**Given problem**. Quote word for word the lines below, beginning with the first and ending with the one that has "import plotly.graph_objects as go". Drop the pictures.

•••

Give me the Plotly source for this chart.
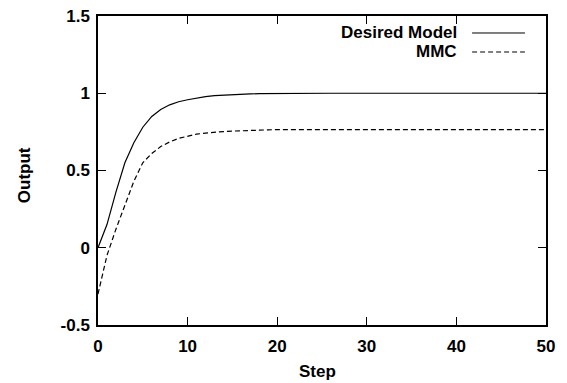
import plotly.graph_objects as go

steps = list(range(0, 51))
desired = [0.0, 0.15, 0.36, 0.55, 0.68, 0.78, 0.85, 0.895, 0.925, 0.945, 0.958,
           0.97, 0.978, 0.984, 0.988, 0.991, 0.994, 0.996, 0.997, 0.998, 0.999] + [1.0] * 30
mmc = [-0.30, -0.05, 0.12, 0.28, 0.43, 0.55, 0.61, 0.655, 0.685, 0.708, 0.724,
       0.735, 0.742, 0.748, 0.752, 0.755, 0.758, 0.760, 0.762, 0.763] + [0.765] * 31
x_ticks = [0, 10, 20, 30, 40, 50]
y_ticks = [-0.5, 0, 0.5, 1, 1.5]
y_tick_text = ["-0.5", "0", "0.5", "1", "1.5"]
series_names = ["Desired Model", "MMC"]
x_title = "Step"
y_title = "Output"

FONT = "Liberation Sans, Arial, sans-serif"
FS = 17
bold = dict(family=FONT, size=FS, color="black", weight="bold")

fig = go.Figure()
fig.add_trace(go.Scatter(x=steps, y=desired, mode="lines", name=series_names[0],
                         line=dict(color="black", width=1.2), showlegend=False))
fig.add_trace(go.Scatter(x=steps, y=mmc, mode="lines", name=series_names[1],
                         line=dict(color="black", width=1.2, dash="5px,3px"), showlegend=False))

axis_common = dict(showgrid=False, zeroline=False, showline=True, linecolor="black",
                   linewidth=1.5, mirror="ticks", ticks="inside", ticklen=8,
                   tickwidth=1, tickcolor="black", tickfont=bold, automargin=False)

fig.update_xaxes(range=[0, 50], tickvals=x_ticks, ticklabelstandoff=5, **axis_common)
fig.update_yaxes(range=[-0.5, 1.5], tickvals=y_ticks, ticktext=y_tick_text,
                 ticklabelstandoff=3, **axis_common)

# axis titles
fig.add_annotation(xref="paper", yref="paper", x=0.489, y=-0.152, text=x_title,
                   showarrow=False, xanchor="center", yanchor="middle", font=bold)
fig.add_annotation(xref="paper", yref="paper", x=-0.165, y=0.485, text=y_title,
                   showarrow=False, xanchor="center", yanchor="middle", textangle=-90, font=bold)

# legend (text right-aligned, sample line to the right)
leg_y = [0.945, 0.8835]
dashes = ["solid", "5px,3px"]
for name, yy, d in zip(series_names, leg_y, dashes):
    fig.add_annotation(xref="paper", yref="paper", x=0.806, y=yy, text=name,
                       showarrow=False, xanchor="right", yanchor="middle", font=bold)
    fig.add_shape(type="line", xref="paper", yref="paper", x0=0.835, x1=0.953, y0=yy, y1=yy,
                  line=dict(color="black", width=1, dash=d))

fig.update_layout(width=567, height=383, margin=dict(l=98, r=21, t=16, b=58),
                  plot_bgcolor="white", paper_bgcolor="white",
                  font=dict(family=FONT, color="black"))
fig.write_html("out.html")
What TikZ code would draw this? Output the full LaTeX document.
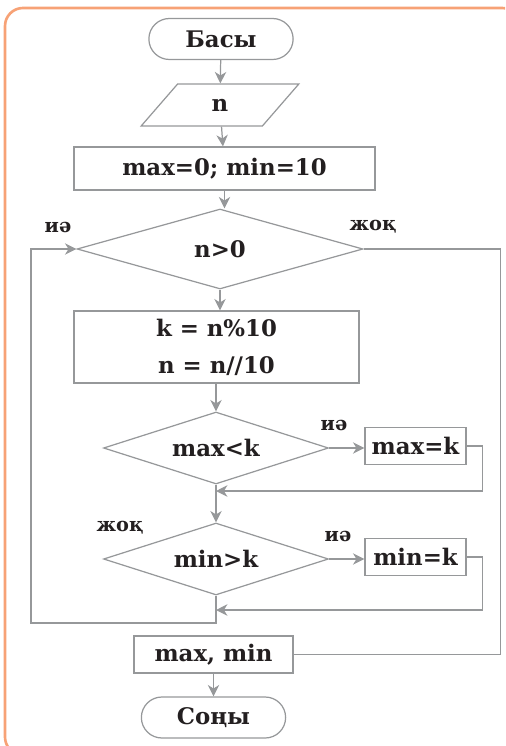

•••

**The output**.
Give me the Plotly source for this chart.
import plotly.graph_objects as go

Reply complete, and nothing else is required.